Ed Morrissey: Platner’s Withdrawal Leaves Democrats With No Viable Maine Candidate

Graham Platner formally withdrew from the Maine Senate race this week after weeks of mounting revelations including the New York Times report on physical intimidation of former girlfriends, the Nazi tattoo contradiction, the explicit content platform activity, and finally a rape allegation from Jenny Rascott that appears to have been the breaking point. His withdrawal statement was characteristically defiant, blaming a coordinated smear campaign rather than acknowledging the substance of the allegations. Maine’s Democratic Party must now select a replacement nominee through its state committee, with former Governor Janet Mills, who suspended her primary campaign but never formally withdrew, the most obvious candidate.

Ed Morrissey, editor emeritus of Hot Air and author of Going Red: The Two Million Voters Who Will Elect the Next President and How Conservatives Can Win Them, joined Dan Proft on Chicago’s Morning Answer to assess what the withdrawal means for the Maine race, the broader midterm landscape, and the Democratic Party’s ongoing candidate quality problem.

Morrissey said the practical effect of Platner’s withdrawal is that Susan Collins is now overwhelmingly likely to hold her seat. He said Mills would be the strongest available replacement but noted she has her own vulnerabilities, having lost credibility during the primary by suspending her campaign rather than aggressively challenging Platner when the red flags were already visible. He said the party’s state committee process for selecting a replacement is inherently awkward because it bypasses the voters who just chose Platner by a historic margin, and whoever emerges will carry the taint of having been installed by party insiders rather than elected by the public. He said Collins, who has won statewide races against strong challengers before and who benefits from a personal brand built over decades of constituent service, would be heavily favored against any replacement nominee given the compressed timeline and the damage already inflicted on the Democratic brand in the state.

On the broader candidate quality problem, Morrissey said the Platner situation is not an isolated incident but part of a pattern in which the Democratic Party’s primary electorate is selecting candidates who are fundamentally unvetable. He drew a parallel to the Republican Party’s experience in 2010 and 2012, when Tea Party enthusiasm produced nominees like Christine O’Donnell in Delaware and Todd Akin in Missouri who threw away winnable Senate seats. He said the difference is that the Republican Party eventually learned from those mistakes and developed mechanisms, imperfect but real, to steer primary voters toward electable candidates. The Democratic Party appears to be at the beginning of that learning curve rather than the end of it, with the DSA-aligned wing producing nominees whose personal histories, ideological positions, or both make them general election liabilities in competitive races.
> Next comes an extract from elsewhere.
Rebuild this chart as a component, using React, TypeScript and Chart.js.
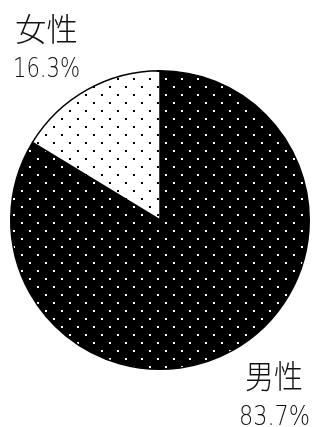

He noted the irony that Democrats spent much of the Trump era lecturing Republicans about candidate quality and fitness for office, and are now unable to apply even basic vetting standards to their own nominees. He said the Planer situation is particularly damaging because the warning signs were available before the primary, the party chose not to act on them, and voters who might have selected Mills or another candidate were not given the information they needed to make an informed choice until after the nomination was secured.

On the midterm landscape more broadly, Morrissey said the House remains the most competitive battleground and that Democrats have a realistic path to a narrow majority, driven primarily by the historical pattern of the president’s party losing seats in midterms and Trump’s approval ratings hovering around forty percent. He said the Senate map is more favorable to Republicans, with Democrats needing to flip multiple seats in states that lean red, and that the loss of Maine as a competitive pickup opportunity makes that math even harder. He said the DSA candidates winning primaries in safe blue districts do not directly cost Democrats seats in those districts, since a DSA member will win a district that any Democrat would win, but they do affect the national brand in ways that hurt candidates running in competitive suburban districts where voters are paying attention to what the party stands for nationally.

On the Iran situation, Morrissey said the most honest assessment is that neither the hawks nor the doves have been fully vindicated. The military campaign inflicted genuine damage on Iranian infrastructure and capabilities, but the diplomatic process has not produced the kind of comprehensive settlement that would justify the costs and risks of the campaign. He said the sixty-day framework is likely to be extended rather than resolved, producing a rolling status quo that neither side is fully satisfied with but that both sides prefer to a resumption of hostilities. He said the political risk for Republicans heading into the midterms is that voters perceive the situation as unresolved rather than successful, which gives Democrats an opening to argue that the administration started something it could not finish.

He closed by noting that the most underappreciated dynamic in the current political environment is voter exhaustion. He said Americans across the political spectrum are tired of crisis-level politics, tired of being told every election is the most important in history, and tired of candidates who generate more drama than governance. He said whoever figures out how to project competence, stability, and normalcy will have a significant advantage in both the midterms and the 2028 presidential race, and that neither party has fully grasped this yet.